=== Written problem ===
Looking at the listing beneath, work out how many lines hold "code" and report only that figure.

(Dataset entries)
+++

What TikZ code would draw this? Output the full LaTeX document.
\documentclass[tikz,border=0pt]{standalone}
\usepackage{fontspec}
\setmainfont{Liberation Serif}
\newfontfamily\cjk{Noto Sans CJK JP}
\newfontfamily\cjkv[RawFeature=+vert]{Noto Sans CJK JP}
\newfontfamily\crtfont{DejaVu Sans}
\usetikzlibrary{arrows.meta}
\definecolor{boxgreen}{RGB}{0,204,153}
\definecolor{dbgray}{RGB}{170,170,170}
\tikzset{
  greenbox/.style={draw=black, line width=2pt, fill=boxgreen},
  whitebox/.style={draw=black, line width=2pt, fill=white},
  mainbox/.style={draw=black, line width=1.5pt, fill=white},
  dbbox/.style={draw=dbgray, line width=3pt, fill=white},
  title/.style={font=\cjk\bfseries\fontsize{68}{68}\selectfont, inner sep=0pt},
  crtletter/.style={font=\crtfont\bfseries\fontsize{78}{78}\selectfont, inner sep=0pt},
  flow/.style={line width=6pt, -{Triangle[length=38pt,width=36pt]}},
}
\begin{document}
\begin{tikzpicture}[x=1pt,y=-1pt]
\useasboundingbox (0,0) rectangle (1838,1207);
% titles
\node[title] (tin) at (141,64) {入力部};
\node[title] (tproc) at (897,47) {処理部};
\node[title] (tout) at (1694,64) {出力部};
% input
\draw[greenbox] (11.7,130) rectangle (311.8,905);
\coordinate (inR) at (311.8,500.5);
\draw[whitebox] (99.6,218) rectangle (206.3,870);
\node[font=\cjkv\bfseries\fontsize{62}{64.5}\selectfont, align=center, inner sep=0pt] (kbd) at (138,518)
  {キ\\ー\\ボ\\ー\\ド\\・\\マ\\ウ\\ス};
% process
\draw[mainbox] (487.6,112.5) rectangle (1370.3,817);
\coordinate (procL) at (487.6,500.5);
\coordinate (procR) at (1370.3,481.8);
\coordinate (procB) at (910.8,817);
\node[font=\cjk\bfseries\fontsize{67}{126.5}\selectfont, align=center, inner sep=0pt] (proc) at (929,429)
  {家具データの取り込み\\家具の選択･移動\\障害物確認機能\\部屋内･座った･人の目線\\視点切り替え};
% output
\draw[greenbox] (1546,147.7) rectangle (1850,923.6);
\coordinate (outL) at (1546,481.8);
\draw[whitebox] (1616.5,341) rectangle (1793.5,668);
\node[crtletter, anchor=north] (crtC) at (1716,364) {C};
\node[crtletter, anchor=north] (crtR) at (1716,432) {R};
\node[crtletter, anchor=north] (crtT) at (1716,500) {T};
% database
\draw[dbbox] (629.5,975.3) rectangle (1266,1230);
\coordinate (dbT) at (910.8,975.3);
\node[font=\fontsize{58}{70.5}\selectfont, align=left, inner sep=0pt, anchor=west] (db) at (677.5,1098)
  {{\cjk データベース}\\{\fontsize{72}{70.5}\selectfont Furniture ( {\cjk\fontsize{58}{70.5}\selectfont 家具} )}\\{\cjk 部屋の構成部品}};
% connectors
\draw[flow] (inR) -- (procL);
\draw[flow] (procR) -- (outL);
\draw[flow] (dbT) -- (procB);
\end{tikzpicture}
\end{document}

+++

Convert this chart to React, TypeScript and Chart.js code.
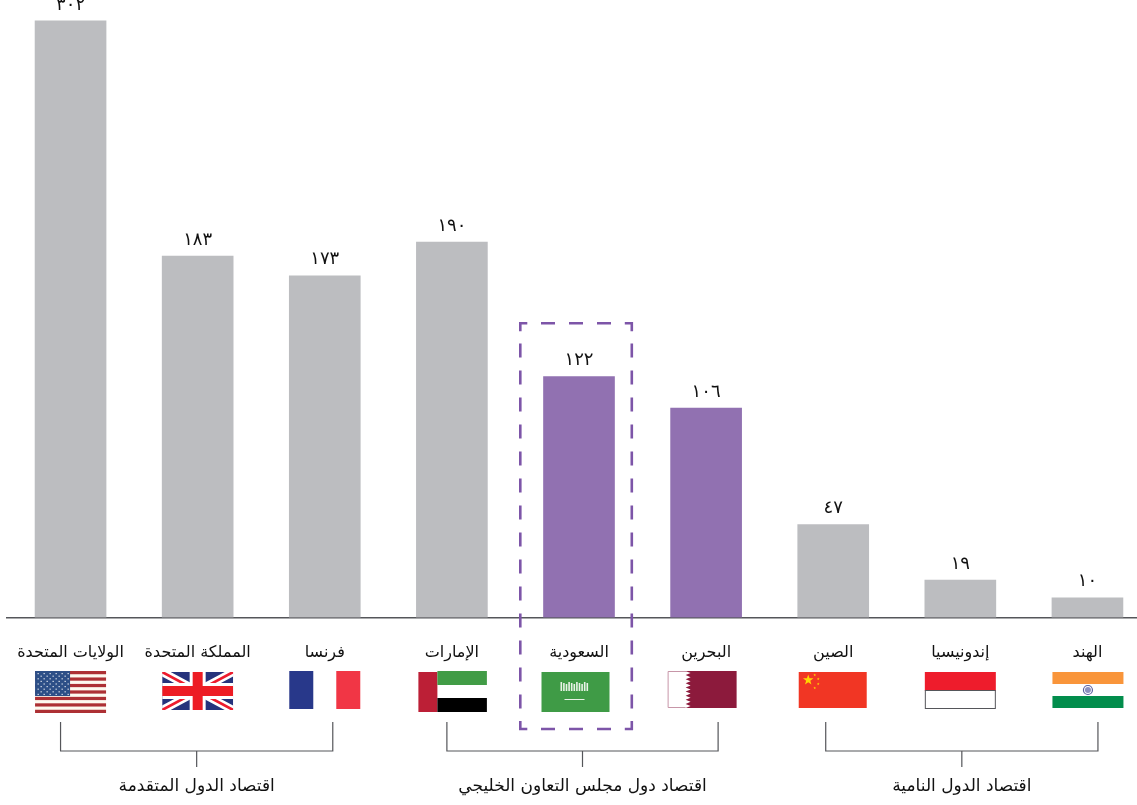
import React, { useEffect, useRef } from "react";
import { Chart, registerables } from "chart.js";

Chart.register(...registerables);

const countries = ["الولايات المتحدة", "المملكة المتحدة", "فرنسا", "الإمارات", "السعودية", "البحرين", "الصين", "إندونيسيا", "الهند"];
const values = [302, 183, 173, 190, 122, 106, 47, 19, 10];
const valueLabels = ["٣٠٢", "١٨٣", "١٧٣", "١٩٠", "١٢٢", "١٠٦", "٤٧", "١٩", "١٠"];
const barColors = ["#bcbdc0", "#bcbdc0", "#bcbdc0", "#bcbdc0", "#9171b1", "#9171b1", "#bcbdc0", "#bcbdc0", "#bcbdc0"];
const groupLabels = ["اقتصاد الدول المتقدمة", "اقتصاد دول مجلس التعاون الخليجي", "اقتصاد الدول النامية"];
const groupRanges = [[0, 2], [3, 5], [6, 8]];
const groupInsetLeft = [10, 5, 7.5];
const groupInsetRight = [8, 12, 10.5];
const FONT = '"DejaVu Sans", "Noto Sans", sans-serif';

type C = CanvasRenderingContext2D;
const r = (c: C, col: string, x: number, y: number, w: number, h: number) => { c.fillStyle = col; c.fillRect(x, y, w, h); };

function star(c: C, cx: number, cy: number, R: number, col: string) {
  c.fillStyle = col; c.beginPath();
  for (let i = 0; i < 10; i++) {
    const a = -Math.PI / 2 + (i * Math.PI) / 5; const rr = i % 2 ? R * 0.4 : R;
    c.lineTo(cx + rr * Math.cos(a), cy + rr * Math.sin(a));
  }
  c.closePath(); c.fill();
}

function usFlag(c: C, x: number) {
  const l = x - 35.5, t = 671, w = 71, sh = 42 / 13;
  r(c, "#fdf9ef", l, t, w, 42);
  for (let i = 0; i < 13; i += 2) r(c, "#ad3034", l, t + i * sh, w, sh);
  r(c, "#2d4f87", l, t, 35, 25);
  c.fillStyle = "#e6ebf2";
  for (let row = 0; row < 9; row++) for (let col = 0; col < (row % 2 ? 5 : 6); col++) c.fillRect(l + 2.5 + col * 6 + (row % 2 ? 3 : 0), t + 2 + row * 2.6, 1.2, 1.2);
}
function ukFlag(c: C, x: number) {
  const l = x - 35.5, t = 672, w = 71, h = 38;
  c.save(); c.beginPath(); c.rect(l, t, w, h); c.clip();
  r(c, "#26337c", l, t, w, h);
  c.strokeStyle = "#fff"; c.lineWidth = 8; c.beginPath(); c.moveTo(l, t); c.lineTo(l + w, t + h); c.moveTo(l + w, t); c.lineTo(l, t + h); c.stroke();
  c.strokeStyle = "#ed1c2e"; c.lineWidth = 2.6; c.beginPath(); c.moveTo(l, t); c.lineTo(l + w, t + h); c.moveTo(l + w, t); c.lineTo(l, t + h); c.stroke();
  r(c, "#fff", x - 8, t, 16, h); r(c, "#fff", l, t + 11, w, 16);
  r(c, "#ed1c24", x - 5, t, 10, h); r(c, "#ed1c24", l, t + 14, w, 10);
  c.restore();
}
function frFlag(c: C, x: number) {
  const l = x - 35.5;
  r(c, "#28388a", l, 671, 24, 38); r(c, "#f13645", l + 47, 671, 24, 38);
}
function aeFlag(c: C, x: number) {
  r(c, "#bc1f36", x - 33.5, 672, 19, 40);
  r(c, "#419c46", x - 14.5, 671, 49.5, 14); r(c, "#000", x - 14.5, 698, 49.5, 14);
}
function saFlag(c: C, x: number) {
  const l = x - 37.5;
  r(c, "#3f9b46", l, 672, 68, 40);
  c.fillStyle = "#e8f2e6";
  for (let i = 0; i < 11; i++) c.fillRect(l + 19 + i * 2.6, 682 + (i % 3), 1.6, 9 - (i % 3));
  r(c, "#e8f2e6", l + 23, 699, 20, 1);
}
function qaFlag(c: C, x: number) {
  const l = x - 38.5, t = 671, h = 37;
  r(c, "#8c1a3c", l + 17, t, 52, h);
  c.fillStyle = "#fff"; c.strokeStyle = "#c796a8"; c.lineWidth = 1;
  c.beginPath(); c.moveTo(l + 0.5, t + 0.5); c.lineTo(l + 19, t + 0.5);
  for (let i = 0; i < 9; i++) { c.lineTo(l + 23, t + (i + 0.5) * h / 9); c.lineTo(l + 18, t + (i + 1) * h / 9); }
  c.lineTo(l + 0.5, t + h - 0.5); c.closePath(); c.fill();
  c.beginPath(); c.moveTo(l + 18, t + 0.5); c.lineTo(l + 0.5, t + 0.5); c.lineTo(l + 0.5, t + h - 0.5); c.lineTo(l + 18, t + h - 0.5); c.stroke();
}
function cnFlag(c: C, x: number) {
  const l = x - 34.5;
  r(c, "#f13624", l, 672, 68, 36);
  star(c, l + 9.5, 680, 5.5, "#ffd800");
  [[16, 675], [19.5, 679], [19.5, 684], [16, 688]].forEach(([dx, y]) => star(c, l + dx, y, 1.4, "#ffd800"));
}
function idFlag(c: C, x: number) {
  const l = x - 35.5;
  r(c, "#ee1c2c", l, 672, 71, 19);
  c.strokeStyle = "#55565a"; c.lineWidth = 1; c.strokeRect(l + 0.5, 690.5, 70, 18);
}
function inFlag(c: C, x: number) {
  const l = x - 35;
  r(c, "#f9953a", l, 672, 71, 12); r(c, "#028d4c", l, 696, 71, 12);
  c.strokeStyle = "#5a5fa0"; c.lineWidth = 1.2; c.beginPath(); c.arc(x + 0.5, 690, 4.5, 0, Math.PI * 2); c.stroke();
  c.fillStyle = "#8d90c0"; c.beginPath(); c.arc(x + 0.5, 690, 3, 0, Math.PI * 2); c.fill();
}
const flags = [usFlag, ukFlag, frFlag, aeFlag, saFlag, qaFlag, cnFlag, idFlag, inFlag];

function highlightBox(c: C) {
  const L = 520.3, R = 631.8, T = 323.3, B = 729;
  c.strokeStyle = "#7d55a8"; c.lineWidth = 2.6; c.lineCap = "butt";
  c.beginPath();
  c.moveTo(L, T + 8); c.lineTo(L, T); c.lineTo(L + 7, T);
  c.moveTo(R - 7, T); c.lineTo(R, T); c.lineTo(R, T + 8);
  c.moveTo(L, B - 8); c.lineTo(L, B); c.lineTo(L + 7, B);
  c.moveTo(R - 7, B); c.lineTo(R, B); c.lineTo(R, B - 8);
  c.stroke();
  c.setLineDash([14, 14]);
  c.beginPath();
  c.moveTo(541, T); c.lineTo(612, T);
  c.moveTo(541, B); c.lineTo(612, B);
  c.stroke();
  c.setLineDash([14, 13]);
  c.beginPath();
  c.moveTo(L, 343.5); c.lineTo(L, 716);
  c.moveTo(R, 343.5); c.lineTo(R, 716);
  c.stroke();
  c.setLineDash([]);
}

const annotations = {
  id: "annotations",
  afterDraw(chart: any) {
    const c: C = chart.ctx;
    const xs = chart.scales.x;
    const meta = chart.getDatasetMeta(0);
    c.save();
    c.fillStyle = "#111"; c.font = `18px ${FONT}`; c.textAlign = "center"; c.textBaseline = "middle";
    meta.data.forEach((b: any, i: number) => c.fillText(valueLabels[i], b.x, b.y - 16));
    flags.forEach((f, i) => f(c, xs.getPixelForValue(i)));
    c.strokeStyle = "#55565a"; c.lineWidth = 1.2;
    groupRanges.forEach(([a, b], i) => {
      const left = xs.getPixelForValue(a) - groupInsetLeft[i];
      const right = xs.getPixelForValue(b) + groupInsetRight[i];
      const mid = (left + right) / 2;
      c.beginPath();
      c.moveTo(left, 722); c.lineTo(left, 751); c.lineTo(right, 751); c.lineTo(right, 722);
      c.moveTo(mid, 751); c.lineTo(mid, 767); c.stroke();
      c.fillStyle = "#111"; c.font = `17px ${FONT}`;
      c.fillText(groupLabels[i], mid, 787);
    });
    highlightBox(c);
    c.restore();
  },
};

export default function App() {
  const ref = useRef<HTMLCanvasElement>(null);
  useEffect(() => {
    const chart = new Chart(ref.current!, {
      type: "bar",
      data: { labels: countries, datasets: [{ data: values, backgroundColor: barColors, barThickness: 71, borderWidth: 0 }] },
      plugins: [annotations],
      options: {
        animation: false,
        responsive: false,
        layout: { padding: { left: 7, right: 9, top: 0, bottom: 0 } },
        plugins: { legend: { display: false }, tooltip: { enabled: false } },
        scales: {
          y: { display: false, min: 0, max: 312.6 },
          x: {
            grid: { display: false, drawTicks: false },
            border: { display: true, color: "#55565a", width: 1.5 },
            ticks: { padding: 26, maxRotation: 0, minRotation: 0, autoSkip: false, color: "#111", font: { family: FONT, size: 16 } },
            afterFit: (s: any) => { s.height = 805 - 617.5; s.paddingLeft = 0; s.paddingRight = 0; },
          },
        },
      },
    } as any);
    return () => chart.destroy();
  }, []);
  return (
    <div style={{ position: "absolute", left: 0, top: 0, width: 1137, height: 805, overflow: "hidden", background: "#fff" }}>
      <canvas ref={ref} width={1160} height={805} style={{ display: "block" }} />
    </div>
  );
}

+++

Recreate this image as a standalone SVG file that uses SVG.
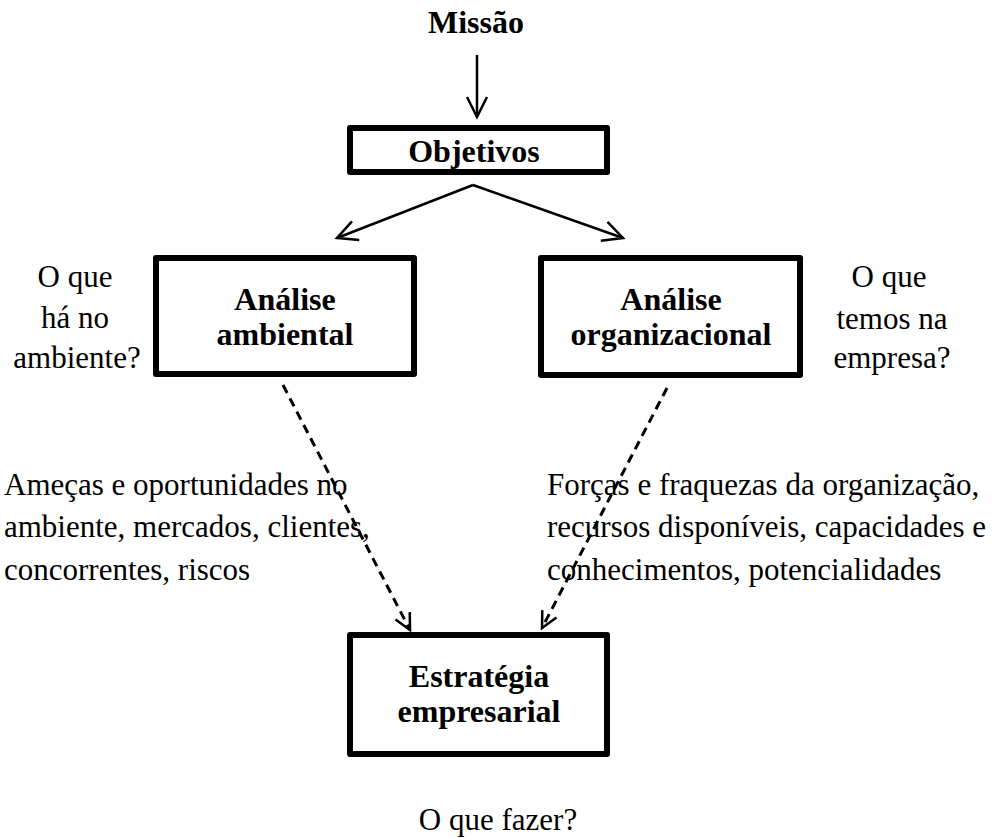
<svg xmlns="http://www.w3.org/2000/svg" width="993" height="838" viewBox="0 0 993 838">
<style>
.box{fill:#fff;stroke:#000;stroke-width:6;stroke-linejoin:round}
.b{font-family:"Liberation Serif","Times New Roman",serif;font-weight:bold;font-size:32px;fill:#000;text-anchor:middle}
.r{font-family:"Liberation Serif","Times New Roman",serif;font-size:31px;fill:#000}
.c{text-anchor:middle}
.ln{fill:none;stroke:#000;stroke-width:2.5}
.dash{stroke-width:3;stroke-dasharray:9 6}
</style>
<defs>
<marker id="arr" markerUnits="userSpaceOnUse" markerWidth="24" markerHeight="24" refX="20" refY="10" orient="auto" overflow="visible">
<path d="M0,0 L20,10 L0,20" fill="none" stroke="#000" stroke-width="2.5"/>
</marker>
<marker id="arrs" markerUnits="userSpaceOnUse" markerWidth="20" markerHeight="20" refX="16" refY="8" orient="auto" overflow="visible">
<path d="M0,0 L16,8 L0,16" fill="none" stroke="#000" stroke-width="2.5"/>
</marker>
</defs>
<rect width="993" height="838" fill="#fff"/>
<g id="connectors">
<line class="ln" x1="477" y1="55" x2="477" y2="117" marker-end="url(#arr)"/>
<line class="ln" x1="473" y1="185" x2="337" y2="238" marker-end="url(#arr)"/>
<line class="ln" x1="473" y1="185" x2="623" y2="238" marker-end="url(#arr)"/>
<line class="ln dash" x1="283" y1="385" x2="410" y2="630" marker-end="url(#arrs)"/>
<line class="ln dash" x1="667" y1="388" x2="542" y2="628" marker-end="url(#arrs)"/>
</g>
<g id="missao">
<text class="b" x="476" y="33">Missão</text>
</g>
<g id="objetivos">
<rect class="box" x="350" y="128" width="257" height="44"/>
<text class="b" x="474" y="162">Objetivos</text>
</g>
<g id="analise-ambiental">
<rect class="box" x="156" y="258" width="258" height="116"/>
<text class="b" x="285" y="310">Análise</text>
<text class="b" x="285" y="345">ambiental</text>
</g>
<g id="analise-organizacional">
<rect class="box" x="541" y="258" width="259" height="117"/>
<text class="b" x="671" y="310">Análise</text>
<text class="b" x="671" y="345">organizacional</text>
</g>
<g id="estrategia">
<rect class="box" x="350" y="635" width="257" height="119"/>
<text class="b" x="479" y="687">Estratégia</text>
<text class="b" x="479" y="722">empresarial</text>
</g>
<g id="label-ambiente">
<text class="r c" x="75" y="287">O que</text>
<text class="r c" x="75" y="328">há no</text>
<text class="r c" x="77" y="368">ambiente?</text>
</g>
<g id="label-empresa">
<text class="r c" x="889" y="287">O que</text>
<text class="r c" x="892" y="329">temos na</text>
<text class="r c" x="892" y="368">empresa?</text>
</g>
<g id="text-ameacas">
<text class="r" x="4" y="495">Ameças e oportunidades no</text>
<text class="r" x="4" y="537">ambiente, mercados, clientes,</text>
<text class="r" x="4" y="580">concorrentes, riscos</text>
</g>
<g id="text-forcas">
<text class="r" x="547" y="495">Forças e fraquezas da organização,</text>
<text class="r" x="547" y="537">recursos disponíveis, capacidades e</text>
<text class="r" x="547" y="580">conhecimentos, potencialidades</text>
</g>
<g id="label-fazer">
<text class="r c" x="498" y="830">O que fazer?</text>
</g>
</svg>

+++

=== Worked solution ===
2